But, more than that, I was excluded because of what Helen had turned me into. I stank. I constantly smelled of pee. When I stood in the bathroom for hours on end, I wasn’t allowed to use the toilet. If I needed to go, I had to wet myself. I wasn’t allowed to change my underwear after that. Helen took great delight in rubbing my face into my stinking pants, making sure that she held me tight and close into the stench until I was heaving. Then I had to put them back on again. The knickers which were rank with stale urine had to be worn the next day as a mark of shame. Sometimes, when I felt brave, I would sneak them off in the middle of the night, turn the tap on as little as I was able and try to get the stench out. I’d leave them to dry overnight and hope for the best. It never worked. I was dirty and I smelled. Children prey on the weaknesses of their peers. I was the girl who smelled of pee. Others would hold their noses when I went past or complain if the teacher made me sit beside them. How were they to know? Teachers presumably thought I wet myself deliberately or that it was something of which Helen despaired – they didn’t know that she inflicted it on me, and they never seemed to care.
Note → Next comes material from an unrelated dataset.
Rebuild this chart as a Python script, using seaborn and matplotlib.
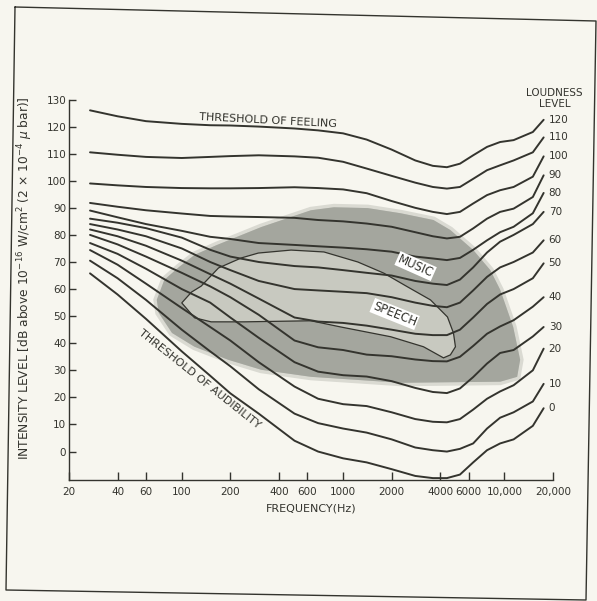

On non-school days I’d be at home, usually in the bathroom on a punishment for breaking an imaginary rule. Sometimes I’d be called through to the living room after hours had passed, but only to do chores – usually the ironing, or perhaps to collect washing that I had to lug back to my bathroom prison and trample in the bath until my legs ached. Everything that wasn’t punishment was based around cleaning. I’d be told to scrub floors with a nailbrush, scour windows until my hands were red raw, do the washing in cold water in the middle of winter in my vest and knickers – and I was so desperate to get out of the bathroom that it seemed like a liberation.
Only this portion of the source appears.